WHAT YOU HAVE TO DO:
Repeat the material verbatim and drop the pictures.

DATA EXTRACT:

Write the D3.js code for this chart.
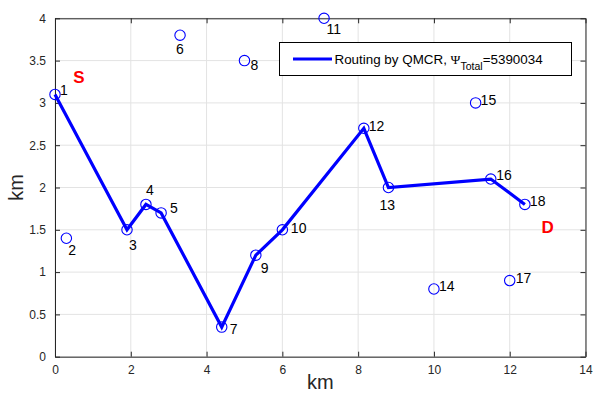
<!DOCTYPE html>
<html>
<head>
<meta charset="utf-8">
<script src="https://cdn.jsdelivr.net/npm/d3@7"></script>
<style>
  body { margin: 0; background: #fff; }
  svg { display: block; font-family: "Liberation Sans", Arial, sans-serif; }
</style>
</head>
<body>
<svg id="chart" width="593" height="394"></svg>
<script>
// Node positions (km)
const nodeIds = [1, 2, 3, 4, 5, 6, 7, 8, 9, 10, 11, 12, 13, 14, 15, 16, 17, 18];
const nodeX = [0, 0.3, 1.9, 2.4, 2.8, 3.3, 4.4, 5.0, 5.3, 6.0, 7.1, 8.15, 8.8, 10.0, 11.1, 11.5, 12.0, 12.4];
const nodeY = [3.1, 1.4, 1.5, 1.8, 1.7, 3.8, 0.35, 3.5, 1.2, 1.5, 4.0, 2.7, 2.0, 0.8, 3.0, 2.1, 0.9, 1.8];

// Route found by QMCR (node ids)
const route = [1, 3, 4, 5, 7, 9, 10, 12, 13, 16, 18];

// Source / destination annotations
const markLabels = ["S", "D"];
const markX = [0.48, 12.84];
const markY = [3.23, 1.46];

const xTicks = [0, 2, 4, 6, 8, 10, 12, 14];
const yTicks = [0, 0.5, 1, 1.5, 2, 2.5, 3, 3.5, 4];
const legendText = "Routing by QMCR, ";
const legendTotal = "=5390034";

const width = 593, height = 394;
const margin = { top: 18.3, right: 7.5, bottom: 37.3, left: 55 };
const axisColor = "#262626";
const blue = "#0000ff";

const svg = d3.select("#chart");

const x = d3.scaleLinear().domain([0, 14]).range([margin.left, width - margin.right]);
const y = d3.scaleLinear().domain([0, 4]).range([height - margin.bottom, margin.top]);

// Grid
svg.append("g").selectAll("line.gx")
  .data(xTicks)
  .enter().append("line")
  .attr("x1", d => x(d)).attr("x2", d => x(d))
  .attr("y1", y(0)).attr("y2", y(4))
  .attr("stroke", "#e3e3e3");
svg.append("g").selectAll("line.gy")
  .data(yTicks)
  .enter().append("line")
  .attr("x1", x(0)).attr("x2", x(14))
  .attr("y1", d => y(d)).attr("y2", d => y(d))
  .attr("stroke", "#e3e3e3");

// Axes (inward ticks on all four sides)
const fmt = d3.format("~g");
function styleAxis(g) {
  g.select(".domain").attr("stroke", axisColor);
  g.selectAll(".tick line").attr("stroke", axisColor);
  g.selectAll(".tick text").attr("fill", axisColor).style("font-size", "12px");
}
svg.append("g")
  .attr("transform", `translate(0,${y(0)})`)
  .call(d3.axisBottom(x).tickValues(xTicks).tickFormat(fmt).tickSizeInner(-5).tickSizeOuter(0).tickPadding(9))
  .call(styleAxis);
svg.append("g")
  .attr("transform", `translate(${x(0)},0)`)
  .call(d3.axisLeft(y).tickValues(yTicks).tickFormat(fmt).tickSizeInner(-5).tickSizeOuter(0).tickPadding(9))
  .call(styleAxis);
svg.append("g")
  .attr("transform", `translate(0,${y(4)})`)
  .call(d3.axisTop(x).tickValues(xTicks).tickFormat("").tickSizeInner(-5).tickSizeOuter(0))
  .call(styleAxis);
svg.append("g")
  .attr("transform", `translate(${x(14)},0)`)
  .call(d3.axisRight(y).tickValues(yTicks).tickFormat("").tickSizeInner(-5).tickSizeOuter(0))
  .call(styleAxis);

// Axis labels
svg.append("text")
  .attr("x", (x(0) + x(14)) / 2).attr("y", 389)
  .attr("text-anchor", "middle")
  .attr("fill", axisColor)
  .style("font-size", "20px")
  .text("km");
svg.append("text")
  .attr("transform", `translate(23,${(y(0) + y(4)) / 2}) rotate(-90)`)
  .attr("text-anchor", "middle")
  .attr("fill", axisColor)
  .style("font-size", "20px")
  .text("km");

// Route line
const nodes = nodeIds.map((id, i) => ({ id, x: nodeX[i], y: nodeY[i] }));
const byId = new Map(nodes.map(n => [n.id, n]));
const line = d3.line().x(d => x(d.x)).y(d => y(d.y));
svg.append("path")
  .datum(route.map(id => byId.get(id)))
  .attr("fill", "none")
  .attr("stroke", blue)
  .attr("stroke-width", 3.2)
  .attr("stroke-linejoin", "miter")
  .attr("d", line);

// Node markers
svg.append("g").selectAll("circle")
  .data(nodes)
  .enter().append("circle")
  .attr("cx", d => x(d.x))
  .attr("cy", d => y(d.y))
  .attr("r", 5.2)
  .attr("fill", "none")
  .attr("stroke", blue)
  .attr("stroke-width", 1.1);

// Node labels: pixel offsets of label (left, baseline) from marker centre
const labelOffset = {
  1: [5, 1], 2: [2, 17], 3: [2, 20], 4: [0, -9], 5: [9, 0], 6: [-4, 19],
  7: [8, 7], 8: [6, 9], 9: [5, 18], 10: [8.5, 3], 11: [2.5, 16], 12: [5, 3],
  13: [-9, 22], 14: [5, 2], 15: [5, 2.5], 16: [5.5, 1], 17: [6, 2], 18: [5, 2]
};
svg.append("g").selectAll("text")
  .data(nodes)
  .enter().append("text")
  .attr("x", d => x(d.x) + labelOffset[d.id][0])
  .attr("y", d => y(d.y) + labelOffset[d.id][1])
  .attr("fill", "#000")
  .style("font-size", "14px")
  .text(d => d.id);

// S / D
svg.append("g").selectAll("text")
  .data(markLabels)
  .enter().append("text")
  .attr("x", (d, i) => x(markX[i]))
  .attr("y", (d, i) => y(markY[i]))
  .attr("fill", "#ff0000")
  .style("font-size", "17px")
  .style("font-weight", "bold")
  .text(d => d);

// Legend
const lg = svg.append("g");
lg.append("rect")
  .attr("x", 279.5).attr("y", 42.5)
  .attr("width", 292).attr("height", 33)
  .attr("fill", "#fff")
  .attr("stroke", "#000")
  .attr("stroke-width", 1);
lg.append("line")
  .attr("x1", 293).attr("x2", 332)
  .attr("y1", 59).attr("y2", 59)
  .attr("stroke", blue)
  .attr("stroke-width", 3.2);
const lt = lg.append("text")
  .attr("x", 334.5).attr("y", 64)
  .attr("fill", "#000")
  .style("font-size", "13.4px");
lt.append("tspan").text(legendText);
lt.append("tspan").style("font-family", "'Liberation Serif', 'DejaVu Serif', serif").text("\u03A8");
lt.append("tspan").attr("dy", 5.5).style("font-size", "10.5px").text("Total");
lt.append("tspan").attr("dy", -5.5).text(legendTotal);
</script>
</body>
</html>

FINAL RESULT:
Write the D3.js code for this chart.
<!DOCTYPE html>
<html>
<head>
<meta charset="utf-8">
<script src="https://cdn.jsdelivr.net/npm/d3@7"></script>
<style>
  body { margin: 0; background: #fff; }
  svg { display: block; font-family: "Liberation Sans", Arial, sans-serif; }
</style>
</head>
<body>
<svg id="chart" width="593" height="394"></svg>
<script>
// Node positions (km)
const nodeIds = [1, 2, 3, 4, 5, 6, 7, 8, 9, 10, 11, 12, 13, 14, 15, 16, 17, 18];
const nodeX = [0, 0.3, 1.9, 2.4, 2.8, 3.3, 4.4, 5.0, 5.3, 6.0, 7.1, 8.15, 8.8, 10.0, 11.1, 11.5, 12.0, 12.4];
const nodeY = [3.1, 1.4, 1.5, 1.8, 1.7, 3.8, 0.35, 3.5, 1.2, 1.5, 4.0, 2.7, 2.0, 0.8, 3.0, 2.1, 0.9, 1.8];

// Route found by QMCR (node ids)
const route = [1, 3, 4, 5, 7, 9, 10, 12, 13, 16, 18];

// Source / destination annotations
const markLabels = ["S", "D"];
const markX = [0.48, 12.84];
const markY = [3.23, 1.46];

const xTicks = [0, 2, 4, 6, 8, 10, 12, 14];
const yTicks = [0, 0.5, 1, 1.5, 2, 2.5, 3, 3.5, 4];
const legendText = "Routing by QMCR, ";
const legendTotal = "=5390034";

const width = 593, height = 394;
const margin = { top: 18.3, right: 7.5, bottom: 37.3, left: 55 };
const axisColor = "#262626";
const blue = "#0000ff";

const svg = d3.select("#chart");

const x = d3.scaleLinear().domain([0, 14]).range([margin.left, width - margin.right]);
const y = d3.scaleLinear().domain([0, 4]).range([height - margin.bottom, margin.top]);

// Grid
svg.append("g").selectAll("line.gx")
  .data(xTicks)
  .enter().append("line")
  .attr("x1", d => x(d)).attr("x2", d => x(d))
  .attr("y1", y(0)).attr("y2", y(4))
  .attr("stroke", "#e3e3e3");
svg.append("g").selectAll("line.gy")
  .data(yTicks)
  .enter().append("line")
  .attr("x1", x(0)).attr("x2", x(14))
  .attr("y1", d => y(d)).attr("y2", d => y(d))
  .attr("stroke", "#e3e3e3");

// Axes (inward ticks on all four sides)
const fmt = d3.format("~g");
function styleAxis(g) {
  g.select(".domain").attr("stroke", axisColor);
  g.selectAll(".tick line").attr("stroke", axisColor);
  g.selectAll(".tick text").attr("fill", axisColor).style("font-size", "12px");
}
svg.append("g")
  .attr("transform", `translate(0,${y(0)})`)
  .call(d3.axisBottom(x).tickValues(xTicks).tickFormat(fmt).tickSizeInner(-5).tickSizeOuter(0).tickPadding(9))
  .call(styleAxis);
svg.append("g")
  .attr("transform", `translate(${x(0)},0)`)
  .call(d3.axisLeft(y).tickValues(yTicks).tickFormat(fmt).tickSizeInner(-5).tickSizeOuter(0).tickPadding(9))
  .call(styleAxis);
svg.append("g")
  .attr("transform", `translate(0,${y(4)})`)
  .call(d3.axisTop(x).tickValues(xTicks).tickFormat("").tickSizeInner(-5).tickSizeOuter(0))
  .call(styleAxis);
svg.append("g")
  .attr("transform", `translate(${x(14)},0)`)
  .call(d3.axisRight(y).tickValues(yTicks).tickFormat("").tickSizeInner(-5).tickSizeOuter(0))
  .call(styleAxis);

// Axis labels
svg.append("text")
  .attr("x", (x(0) + x(14)) / 2).attr("y", 389)
  .attr("text-anchor", "middle")
  .attr("fill", axisColor)
  .style("font-size", "20px")
  .text("km");
svg.append("text")
  .attr("transform", `translate(23,${(y(0) + y(4)) / 2}) rotate(-90)`)
  .attr("text-anchor", "middle")
  .attr("fill", axisColor)
  .style("font-size", "20px")
  .text("km");

// Route line
const nodes = nodeIds.map((id, i) => ({ id, x: nodeX[i], y: nodeY[i] }));
const byId = new Map(nodes.map(n => [n.id, n]));
const line = d3.line().x(d => x(d.x)).y(d => y(d.y));
svg.append("path")
  .datum(route.map(id => byId.get(id)))
  .attr("fill", "none")
  .attr("stroke", blue)
  .attr("stroke-width", 3.2)
  .attr("stroke-linejoin", "miter")
  .attr("d", line);

// Node markers
svg.append("g").selectAll("circle")
  .data(nodes)
  .enter().append("circle")
  .attr("cx", d => x(d.x))
  .attr("cy", d => y(d.y))
  .attr("r", 5.2)
  .attr("fill", "none")
  .attr("stroke", blue)
  .attr("stroke-width", 1.1);

// Node labels: pixel offsets of label (left, baseline) from marker centre
const labelOffset = {
  1: [5, 1], 2: [2, 17], 3: [2, 20], 4: [0, -9], 5: [9, 0], 6: [-4, 19],
  7: [8, 7], 8: [6, 9], 9: [5, 18], 10: [8.5, 3], 11: [2.5, 16], 12: [5, 3],
  13: [-9, 22], 14: [5, 2], 15: [5, 2.5], 16: [5.5, 1], 17: [6, 2], 18: [5, 2]
};
svg.append("g").selectAll("text")
  .data(nodes)
  .enter().append("text")
  .attr("x", d => x(d.x) + labelOffset[d.id][0])
  .attr("y", d => y(d.y) + labelOffset[d.id][1])
  .attr("fill", "#000")
  .style("font-size", "14px")
  .text(d => d.id);

// S / D
svg.append("g").selectAll("text")
  .data(markLabels)
  .enter().append("text")
  .attr("x", (d, i) => x(markX[i]))
  .attr("y", (d, i) => y(markY[i]))
  .attr("fill", "#ff0000")
  .style("font-size", "17px")
  .style("font-weight", "bold")
  .text(d => d);

// Legend
const lg = svg.append("g");
lg.append("rect")
  .attr("x", 279.5).attr("y", 42.5)
  .attr("width", 292).attr("height", 33)
  .attr("fill", "#fff")
  .attr("stroke", "#000")
  .attr("stroke-width", 1);
lg.append("line")
  .attr("x1", 293).attr("x2", 332)
  .attr("y1", 59).attr("y2", 59)
  .attr("stroke", blue)
  .attr("stroke-width", 3.2);
const lt = lg.append("text")
  .attr("x", 334.5).attr("y", 64)
  .attr("fill", "#000")
  .style("font-size", "13.4px");
lt.append("tspan").text(legendText);
lt.append("tspan").style("font-family", "'Liberation Serif', 'DejaVu Serif', serif").text("\u03A8");
lt.append("tspan").attr("dy", 5.5).style("font-size", "10.5px").text("Total");
lt.append("tspan").attr("dy", -5.5).text(legendTotal);
</script>
</body>
</html>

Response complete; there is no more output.